From Canberra — Australia’s National Capital by Crispin Hull
Chapter 1 — Indigenous People In Canberra
The Ngunnawal (or Ngunawal) people made their home on the Limestone Plains, upon which modern Canberra is built. They hunted, gathered, followed the paths of the Bogong moth from the coast to the highlands, marked their sacred sites — some of which remain to this day — lived where Canberra now stands and continue to live in Canberra now, contributing and adding to the city’s rich cultural life.
Radio-carbon dating establishes the occupation of Aboriginal people back at least 21,000 years, despite the cold conditions in the south-east of the continent. Rock art, stone arrangements and stone implements remain at Namadgi. Many Aboriginal names have survived, including Molonglo, Ginninderra, Tuggeranong, Weetangera, Narrabundah, and, of course, Canberra itself.
Hundreds of Aboriginal people were living in the Canberra area when Europeans settled in the early 1820s. They met regularly for corroborees and feasts and, breaking off into smaller bands, they moved about to take advantage of seasonal foods, such as bogong moths which arrived in their thousands during summer.

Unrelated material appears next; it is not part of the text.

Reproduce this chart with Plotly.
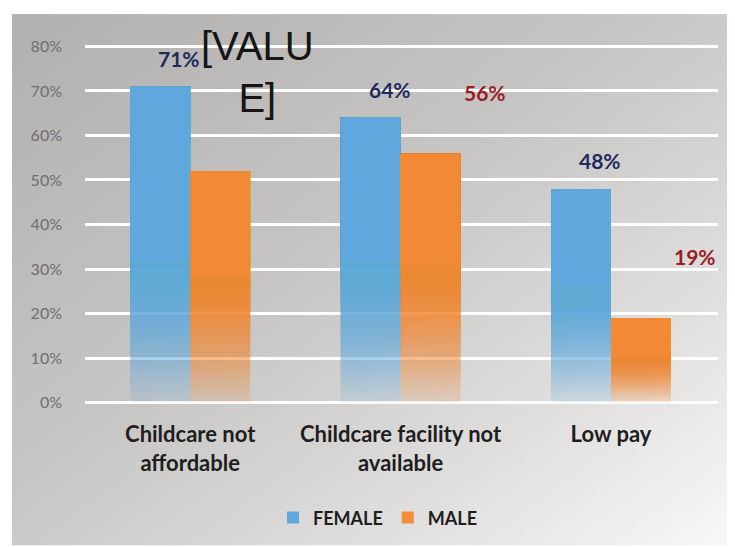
import base64
import plotly.graph_objects as go

categories = ["Childcare not<br>affordable", "Childcare facility not<br>available", "Low pay"]
female = [0.71, 0.64, 0.48]
male = [0.52, 0.56, 0.19]
female_labels = ["71%", "64%", "48%"]
male_labels = ["[VALU<br>E]", "56%", "19%"]
y_ticks = [0, 0.1, 0.2, 0.3, 0.4, 0.5, 0.6, 0.7, 0.8]
y_ticktext = ["0%", "10%", "20%", "30%", "40%", "50%", "60%", "70%", "80%"]

BLUE = (95, 167, 220)
ORANGE = (242, 142, 58)
FEM_TXT = "#1f2b5e"
MALE_TXT = "#9a1d26"

# page has an 8px body margin, so the figure is 8px smaller than the window
W, H = 727, 539
ML, MR, MT, MB = 77, 17, 34, 139

fig = go.Figure()

# each bar: solid upper part, translucent fading lower part (style only)
N = 60
A_TOP = 0.997
A0 = 0.08
P = 1.6
a = 1 - (1 - A_TOP) ** (1 / N)
for name, vals, rgb, grp in (("FEMALE", female, BLUE, "F"), ("MALE", male, ORANGE, "M")):
    tops = [min(0.32, 0.55 * v) for v in vals]
    fig.add_trace(go.Bar(name=name, x=categories, base=tops,
                         y=[v - t for v, t in zip(vals, tops)],
                         marker_color="rgb(%d,%d,%d)" % rgb, marker_line_width=0,
                         offsetgroup=grp, legendgroup=grp))
    for j in range(1, N + 1):
        A_prev = 1 - (1 - a) ** (j - 1)
        s = min(1.0, max(0.0, (A_prev - A0) / (1 - A0)))
        f = 1 - (1 - s) ** (1 / P)
        bases = [t * f for t in tops]
        fig.add_trace(go.Bar(
            x=categories, base=bases,
            y=[v - b for v, b in zip(vals, bases)],
            marker_color="rgba(%d,%d,%d,%.4f)" % (rgb + (a,)),
            marker_line_width=0, offsetgroup=grp, legendgroup=grp,
            showlegend=False, hoverinfo="skip"))

for i, c in enumerate(categories):
    fig.add_annotation(x=c, y=female[i], text=female_labels[i], showarrow=False,
                       xshift=-11, yshift=28,
                       font=dict(family="Lato", size=21, color=FEM_TXT, weight="bold"))
for i, c in enumerate(categories):
    if i == 0:
        fig.add_annotation(x=c, y=male[i], text=male_labels[i], showarrow=False,
                           xshift=67, yshift=99,
                           font=dict(family="Liberation Sans", size=40, color="#151515"))
    else:
        fig.add_annotation(x=c, y=male[i], text=male_labels[i], showarrow=False,
                           xshift=84, yshift=61,
                           font=dict(family="Lato", size=21, color=MALE_TXT, weight="bold"))

svg = (
    '<svg xmlns="http://www.w3.org/2000/svg" width="100" height="100" preserveAspectRatio="none">'
    '<defs><linearGradient id="g" x1="0" y1="0" x2="1" y2="1">'
    '<stop offset="0" stop-color="#b2b0ae"/>'
    '<stop offset="0.45" stop-color="#c8c6c4"/>'
    '<stop offset="0.75" stop-color="#e0dfde"/>'
    '<stop offset="1" stop-color="#f8f8f8"/>'
    '</linearGradient></defs>'
    '<rect width="100" height="100" fill="url(#g)"/></svg>'
)
src = "data:image/svg+xml;base64," + base64.b64encode(svg.encode()).decode()
pw, ph = W - ML - MR, H - MT - MB
x0 = (4 - ML) / pw
x1 = (W - ML) / pw
ytop = (H - MB - 6) / ph
ybot = (H - MB - H) / ph
fig.add_layout_image(source=src, xref="paper", yref="paper", x=x0, y=ytop,
                     sizex=x1 - x0, sizey=ytop - ybot, sizing="stretch",
                     xanchor="left", yanchor="top", layer="below")

fig.update_layout(
    width=W, height=H,
    margin=dict(l=ML, r=MR, t=MT, b=MB),
    paper_bgcolor="white", plot_bgcolor="rgba(0,0,0,0)",
    barmode="group", bargap=0.43, bargroupgap=0,
    showlegend=True,
    legend=dict(orientation="h", x=0.297, xanchor="left", y=-0.30, yanchor="middle",
                font=dict(family="Lato", size=18, color="#1e1e1e", weight="bold"),
                bgcolor="rgba(0,0,0,0)", traceorder="normal"),
    xaxis=dict(showgrid=False, showline=False, zeroline=False, ticks="",
               ticklabelstandoff=12,
               tickfont=dict(family="Lato", size=22, color="#1e1e1e", weight="bold")),
    yaxis=dict(range=[-0.01, 0.81], tickvals=y_ticks, ticktext=y_ticktext,
               showgrid=True, gridcolor="white", gridwidth=3, zeroline=False,
               showline=False, ticks="", ticklabelstandoff=22,
               tickfont=dict(family="Lato", size=16, color="#6e6e6e")),
)

fig.write_html("out.html")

But European settlement disrupted Aboriginal patterns of land use and movement, Many died from diseases brought by Europeans like influenza, smallpox and tuberculosis.

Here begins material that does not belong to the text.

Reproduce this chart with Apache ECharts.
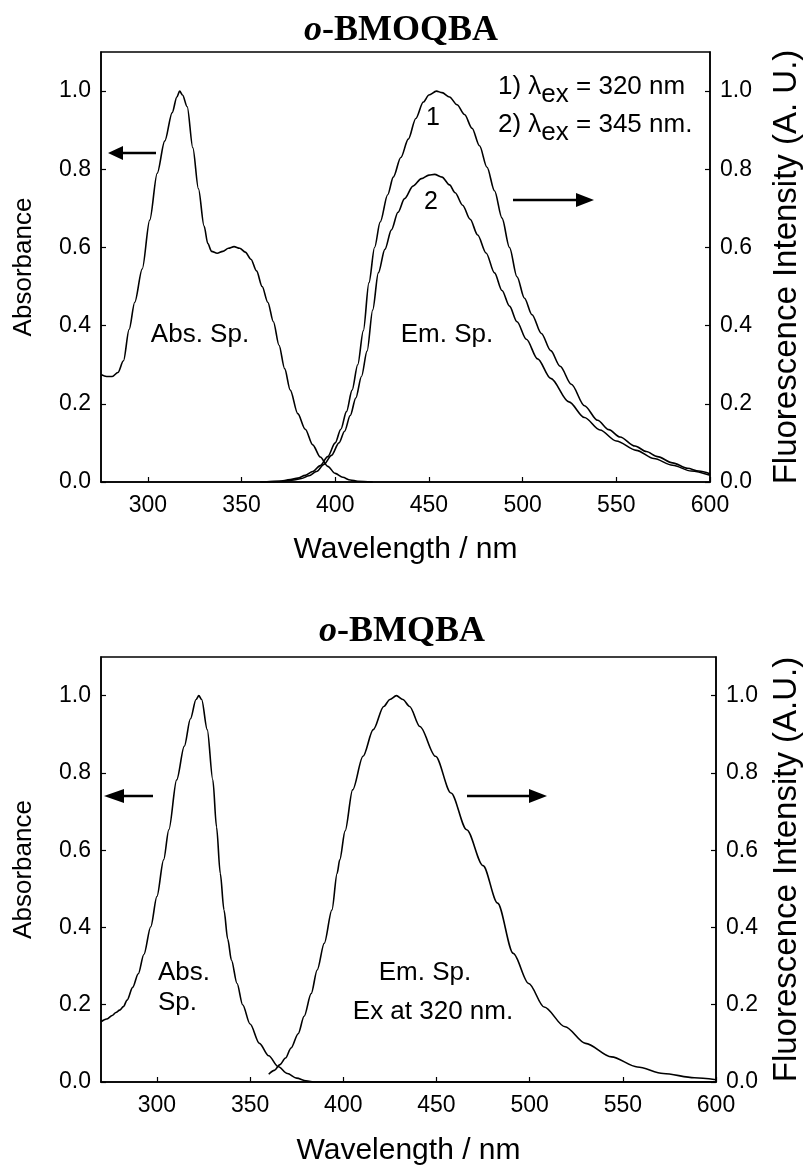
<!DOCTYPE html>
<html>
<head>
<meta charset="utf-8">
<script src="https://cdn.jsdelivr.net/npm/echarts@6/dist/echarts.min.js"></script>
<style>
html,body{margin:0;padding:0;background:#fff;}
#c{width:811px;height:1171px;}
</style>
</head>
<body>
<div id="c"></div>
<script>
// ---------- DATA ----------
// Top panel: o-BMOQBA
const topAbsWl  = [275,278,281,284,287,290,293,297,301,305,309,313,315.5,317,318.5,321,324,327,330,332,334,337,340,343,346,349,352,355,358,361,364,367,370,373,376,380,384,388,392,396,400,404,408,412,420];
const topAbsVal = [0.275,0.27,0.27,0.28,0.31,0.39,0.46,0.545,0.67,0.79,0.872,0.945,0.985,1.0,0.99,0.96,0.855,0.75,0.655,0.61,0.59,0.585,0.59,0.598,0.602,0.598,0.588,0.57,0.54,0.5,0.46,0.41,0.35,0.29,0.235,0.175,0.135,0.095,0.064,0.04,0.022,0.012,0.005,0.002,0];

const topEm1Wl  = [360,370,376,380,384,388,392,396,400,403,406,409,412,415,418,421,424,428,431,435,439,443,447,450,454,457,461,465,469,473,477,481,485,489,493,497,501,505,510,515,520,526,533,540,546,552,560,566,572,580,588,594,600];
const topEm1Val = [0,0.002,0.006,0.01,0.017,0.027,0.042,0.065,0.1,0.135,0.18,0.235,0.3,0.387,0.51,0.6,0.665,0.735,0.78,0.83,0.877,0.93,0.972,0.99,1.0,0.996,0.985,0.965,0.94,0.905,0.86,0.805,0.745,0.675,0.6,0.525,0.47,0.428,0.38,0.336,0.296,0.25,0.195,0.158,0.134,0.115,0.092,0.078,0.065,0.049,0.035,0.028,0.021];

const topEm2Wl  = [360,372,378,382,386,390,394,398,402,405,408,411,414,417,420,423,426.5,430,433.5,437,441.5,446,450,453,457,461,464,468,472,476,480.5,485,489,493,497,502,508,515,524.7,533,541.3,550,560.7,570,580,590,600];
const topEm2Val = [0,0.002,0.005,0.009,0.016,0.027,0.045,0.068,0.1,0.13,0.17,0.215,0.27,0.335,0.44,0.535,0.595,0.645,0.69,0.725,0.757,0.776,0.785,0.787,0.78,0.76,0.74,0.708,0.672,0.632,0.586,0.535,0.49,0.45,0.41,0.365,0.315,0.265,0.205,0.165,0.133,0.105,0.081,0.06,0.043,0.028,0.017];

// Bottom panel: o-BMQBA
const botAbsWl  = [270,273,276,278,280,282,284,287,290,293,296.7,300,303.6,306.4,310.6,314.7,318,321,322.5,324,327,330,332,334,336,338,340,343,346,350,355,360,365,370,375,380,385,600];
const botAbsVal = [0.156,0.163,0.172,0.18,0.186,0.195,0.212,0.245,0.28,0.33,0.402,0.48,0.575,0.653,0.782,0.869,0.94,0.99,1.0,0.99,0.912,0.782,0.66,0.54,0.445,0.37,0.315,0.255,0.2,0.15,0.1,0.068,0.04,0.022,0.01,0.003,0,0];

const botEmWl  = [360,363,366,369,372,375.8,379,382.8,386,389.8,393.9,396.7,398.1,401,405,410.6,416.1,421.7,425,428.5,432,435.6,441.1,449.5,457.8,466.2,475,482.8,491.2,499.5,507.8,519,530,543.9,557.8,571.7,588.4,600];
const botEmVal = [0.02,0.03,0.045,0.062,0.088,0.125,0.17,0.229,0.29,0.359,0.445,0.54,0.575,0.65,0.756,0.843,0.912,0.972,0.99,1.0,0.99,0.972,0.92,0.843,0.748,0.653,0.56,0.463,0.333,0.255,0.194,0.143,0.1,0.065,0.039,0.022,0.011,0.006];

// Axis settings
const xMinTop = 275, xMinBot = 270, xMax = 600;
const yMin = 0, yMax = 1.1, yStep = 0.2;
const titles = ['o-BMOQBA', 'o-BMQBA'];

// ---------- CHART ----------
const zip = (a, b) => a.map((v, i) => [v, b[i]]);
const SANS = '"Liberation Sans", Arial, sans-serif';
const SERIF = '"Liberation Serif", "Times New Roman", serif';

function xAx(grid, min, gap) {
  return {
    type: 'value', gridIndex: grid, min: min, max: xMax,
    minInterval: 50, maxInterval: 50,
    name: 'Wavelength / nm', nameLocation: 'middle', nameGap: gap,
    nameTextStyle: {fontFamily: SANS, fontSize: 30, color: '#000'},
    axisLine: {show: true, onZero: false, lineStyle: {color: '#000', width: 1.5}},
    axisTick: {show: true, inside: true, length: 5, lineStyle: {color: '#000', width: 1.2}},
    axisLabel: {fontFamily: SANS, fontSize: 23, color: '#000', margin: 12, showMinLabel: false,
      formatter: v => String(Math.round(v))},
    splitLine: {show: false}
  };
}
function yAx(grid, pos, name, size, gap) {
  return {
    type: 'value', gridIndex: grid, position: pos, min: yMin, max: yMax, interval: yStep,
    name: name, nameLocation: 'middle', nameGap: gap,
    nameTextStyle: {fontFamily: SANS, fontSize: size, color: '#000'},
    axisLine: {show: true, onZero: false, lineStyle: {color: '#000', width: 1.5}},
    axisTick: {show: true, inside: true, length: 5, lineStyle: {color: '#000', width: 1.2}},
    axisLabel: {fontFamily: SANS, fontSize: 23, color: '#000', margin: 10, showMaxLabel: false,
      formatter: v => v.toFixed(1)},
    splitLine: {show: false}
  };
}
function ln(name, x, y, xi, yi) {
  return {
    name: name, type: 'line', xAxisIndex: xi, yAxisIndex: yi,
    data: zip(x, y), showSymbol: false, smooth: 0.3, smoothMonotone: 'x',
    lineStyle: {color: '#000', width: 1.6}, silent: true, animation: false
  };
}
function txt(x, y, text, size, align) {
  return {
    type: 'text', x: x, y: y, silent: true,
    style: {text: text, font: size + 'px ' + SANS, fill: '#000',
      align: align || 'center', verticalAlign: 'middle',
      textAlign: align || 'center', textVerticalAlign: 'middle'}
  };
}
function subTxt(x, y, text, size) {
  return {
    type: 'text', x: x, y: y, silent: true,
    style: {text: text, font: size + 'px ' + SANS, fill: '#000',
      align: 'left', verticalAlign: 'middle', textAlign: 'left', textVerticalAlign: 'middle',
      rich: {s: {fontFamily: SANS, fontSize: size, padding: [16, 0, 0, 0]}}}
  };
}
function arrow(x1, x2, y, headX, dir) {
  const tip = dir < 0 ? x1 : x2;
  return [
    {type: 'line', silent: true, shape: {x1: dir < 0 ? headX : x1, y1: y, x2: dir < 0 ? x2 : headX, y2: y},
      style: {stroke: '#000', lineWidth: 2.5}},
    {type: 'polygon', silent: true, shape: {points: [[tip, y], [headX, y - 7], [headX, y + 7]]},
      style: {fill: '#000'}}
  ];
}

const titleStyle = (t) => ({
  text: '{i|' + t.slice(0, 1) + '}' + t.slice(1),
  textAlign: 'center',
  textStyle: {fontFamily: SERIF, fontWeight: 'bold', fontSize: 36, color: '#000',
    rich: {i: {fontFamily: SERIF, fontWeight: 'bold', fontStyle: 'italic', fontSize: 36, color: '#000'}}}
});

const chart = echarts.init(document.getElementById('c'), null, {renderer: 'canvas'});
chart.setOption({
  backgroundColor: '#fff',
  animation: false,
  title: [
    Object.assign({left: 396, top: 8}, titleStyle(titles[0])),
    Object.assign({left: 397, top: 609}, titleStyle(titles[1]))
  ],
  grid: [
    {left: 101, top: 52, width: 612, height: 430, show: true, borderColor: '#000', borderWidth: 1.5, backgroundColor: 'transparent'},
    {left: 101, top: 657, width: 618, height: 425, show: true, borderColor: '#000', borderWidth: 1.5, backgroundColor: 'transparent'}
  ],
  xAxis: [xAx(0, xMinTop, 53), xAx(1, xMinBot, 54)],
  yAxis: [
    yAx(0, 'left', 'Absorbance', 26, 64),
    yAx(0, 'right', 'Fluorescence Intensity (A. U.)', 33, 60),
    yAx(1, 'left', 'Absorbance', 26, 64),
    yAx(1, 'right', 'Fluorescence Intensity (A.U.)', 33, 54)
  ],
  series: [
    ln('Abs. Sp.', topAbsWl, topAbsVal, 0, 0),
    ln('Em 1 (λex = 320 nm)', topEm1Wl, topEm1Val, 0, 1),
    ln('Em 2 (λex = 345 nm)', topEm2Wl, topEm2Val, 0, 1),
    ln('Abs. Sp.', botAbsWl, botAbsVal, 1, 2),
    ln('Em. Sp.', botEmWl, botEmVal, 1, 3)
  ],
  graphic: [].concat(
    [
      txt(200, 335, 'Abs. Sp.', 26),
      txt(447, 335, 'Em. Sp.', 26),
      txt(433, 118, '1', 25),
      txt(431, 202, '2', 25),
      subTxt(498, 87, '1) λ{s|ex} = 320 nm', 26),
      subTxt(498, 125, '2) λ{s|ex} = 345 nm.', 26),
      txt(158, 973, 'Abs.', 26, 'left'),
      txt(158, 1003, 'Sp.', 26, 'left'),
      txt(425, 973, 'Em. Sp.', 26),
      txt(433, 1012, 'Ex at 320 nm.', 26)
    ],
    arrow(108, 156, 153, 123, -1),
    arrow(513, 594, 200, 576, 1),
    arrow(104, 153, 796, 124, -1),
    arrow(467, 547, 796, 529, 1)
  )
});
</script>
</body>
</html>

The extent of the dispossession was described at the opening of the Tharwa Bridge across the Murrumbidgee River south of Canberra in 1895. The guest of honour was a Ngunnawal woman, Nellie Hamilton. She was quoted as saying, “”I no tink much of your law. You come here and take my land, kill my possum, my kangaroo; leave me starve. Only gib me rotten blanket. Me take calf or sheep, you been shoot me, or put me in jail. You bring your bad sickness ‘mong us.”
Ngunnawal people continued to live in the area, often working on sheep properties, their numbers diminished by illness and starvation, their culture and language in decline.
More recently, though, Canberra has seen a revival of Ngunnawal culture. Also, after the referendum in 1967 which gave the Commonwealth power with respect to Aboriginal people, the national administration of the exercise of that power was centred in Canberra which required a greater Aboriginal presence in capital. Canberra is now the home of the Aboriginal and Torres Strait Islander Commission — the elected indigenous body that administers programs for indigenous people.
It was in Canberra, in 1992, that perhaps the most significant change to the aspirations of indigenous people took place when the High Court ruled in the Mabo case that indigenous or native title existed in all land in Australia that had not been taken after European settlement for specific use or individual title.
Since 1972 Canberra has housed the Aboriginal Embassy — an unofficial, informal place in front of the old Parliament House that focuses on the call for reconciliation between indigenous and other Australians and recognition of the dispossession of Aboriginal people from their land.